News of the proposal emerged within days of police arresting nearly 600 opposition supporters at a weekend rally denouncing a government that has ruled this Southeast Asian country for 51 years.
A vibrant Internet culture has contributed to political challenges facing the government, which tightly controls mainstream media and has used sedition laws and imprisonment without trial to prosecute a blogger.
"They (the government) are looking to tweak the technical and legal details of implementing this Internet filter, setting the stage for its implementation late this year or next year," said the source, who declined to be identified.
No one from the government was available for comment.
"Submissions are to be handed in by July or August. About four groups have tendered for this project," the source said.
China last month delayed the introduction of its proposed Green Dam internet filter which authorities said sought to stamp out pornography. Opponents of censorship, industry groups and the United States said the project was intrusive and unfair.
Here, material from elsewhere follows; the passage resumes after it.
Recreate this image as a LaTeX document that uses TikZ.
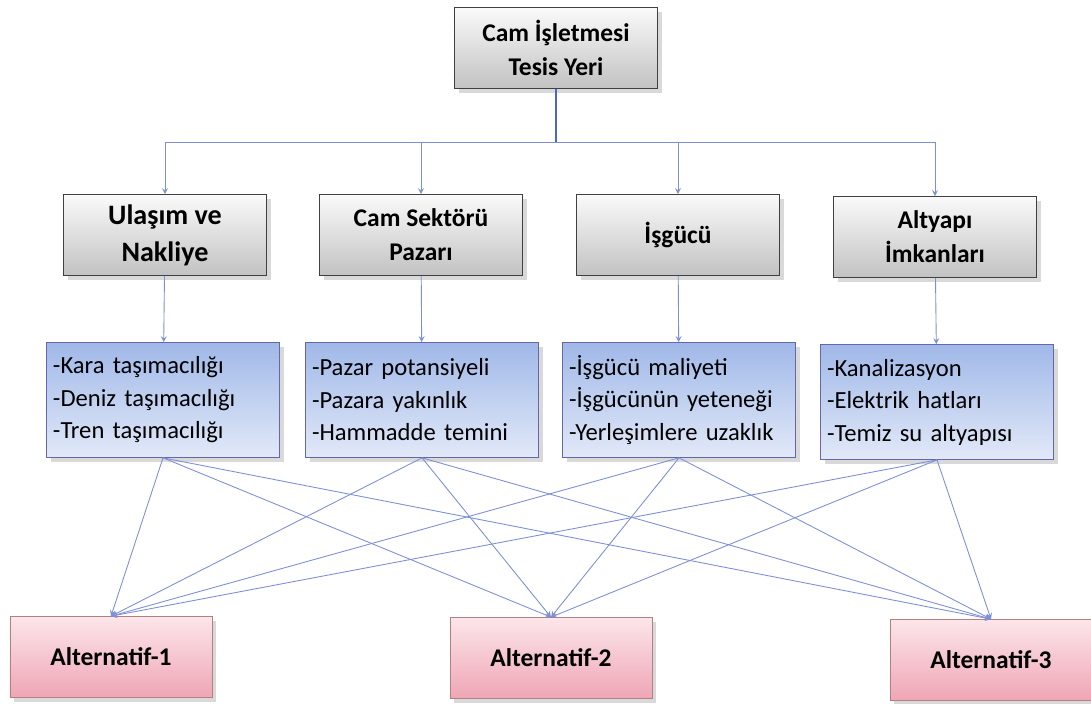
\documentclass[tikz,border=0pt]{standalone}
\usepackage{fontspec}
\setmainfont{Carlito}
\usetikzlibrary{shapes.geometric, arrows, positioning, shadows}

\definecolor{cizgi}{HTML}{7D8FD6}
\definecolor{govde}{HTML}{4A68C8}
\definecolor{griust}{HTML}{FAFAFA}
\definecolor{grialt}{HTML}{C2C2C2}
\definecolor{maviust}{HTML}{A0B8E8}
\definecolor{mavialt}{HTML}{E2E9F8}
\definecolor{pembeust}{HTML}{FCE6EA}
\definecolor{pembealt}{HTML}{EFA5B5}

\begin{document}
\begin{tikzpicture}[x=0.2mm, y=-0.2mm]
		\tikzstyle{Gri} = [rectangle, minimum width=40.6mm, minimum height=16.2mm, align=center, draw=black!75, top color=griust, bottom color=grialt, drop shadow={opacity=0.3}, font=\bfseries\fontsize{14.5}{19.5}\selectfont]
		\tikzstyle{Mavi} = [rectangle, minimum width=46.6mm, minimum height=23mm, text width=44mm, align=left, draw=black!55!blue!60, top color=maviust, bottom color=mavialt, drop shadow={opacity=0.3}, font=\fontsize{14}{18.5}\selectfont]
		\tikzstyle{Pembe} = [rectangle, minimum width=40.4mm, minimum height=16.2mm, align=center, draw=black!60!red!50, top color=pembeust, bottom color=pembealt, drop shadow={opacity=0.3}, font=\bfseries\fontsize{14.5}{19}\selectfont]
		\tikzstyle{arrow} = [->, >=stealth, draw=cizgi, line width=0.5pt]
		
		\useasboundingbox (0,0) rectangle (1091,704);
		
		\node (tesis) [Gri] at (556,48) {Cam İşletmesi\\Tesis Yeri};
		\coordinate (kol) at (556,142);
		
		\node (ulasim) [Gri, font=\bfseries\fontsize{16}{21}\selectfont] at (165,235) {Ulaşım ve\\Nakliye};
		\node (sektor) [Gri] at (421,235) {Cam Sektörü\\Pazarı};
		\node (isgucu) [Gri] at (678,235) {İşgücü};
		\node (altyapi) [Gri] at (935,237) {Altyapı\\İmkanları};
		
		\node (kara) [Mavi] at (163,400) {-Kara taşımacılığı\\-Deniz taşımacılığı\\-Tren taşımacılığı};
		\node (pazar) [Mavi] at (422,400) {-Pazar potansiyeli\\-Pazara yakınlık\\-Hammadde temini};
		\node (maliyet) [Mavi] at (679,400) {-İşgücü maliyeti\\-İşgücünün yeteneği\\-Yerleşimlere uzaklık};
		\node (kanal) [Mavi] at (937,402) {-Kanalizasyon\\-Elektrik hatları\\-Temiz su altyapısı};
		
		\node (alt1) [Pembe] at (111,657) {Alternatif-1};
		\node (alt2) [Pembe] at (551,658) {Alternatif-2};
		\node (alt3) [Pembe] at (991,660) {Alternatif-3};
		
		\draw [govde, line width=1.2pt] (tesis.south) -- (kol);
		\foreach \n in {ulasim, sektor, isgucu, altyapi}
			\draw [arrow] (kol) -| (\n.north);
		
		\draw [arrow] (ulasim) -- (kara);
		\draw [arrow] (sektor) -- (pazar);
		\draw [arrow] (isgucu) -- (maliyet);
		\draw [arrow] (altyapi) -- (kanal);
		
		\foreach \k in {kara, pazar, maliyet, kanal}
			\foreach \a in {alt1, alt2, alt3}
				\draw [arrow] (\k.south) -- (\a.north);
\end{tikzpicture}
\end{document}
Malaysia plans to double home Internet penetration to 50 percent by the end of next year with a new broadband project.
New Information, Communication and Culture Minister Rais Yatim, whose ministry issued the tender, also plans to secure control over the content and monitoring division of Malaysia's Internet regulator, a second source said.
"The minister wants to focus more on enforcement in the coming year," the source said.
Malaysia, with a population of 27 million, attracted foreign technology companies such as Microsoft Corp (MSFT.O) and Cisco Systems (CSCO.O) to invest and guaranteed that the government would not impose controls on the Internet.
Rais said last month that wider broadband access required more regulation.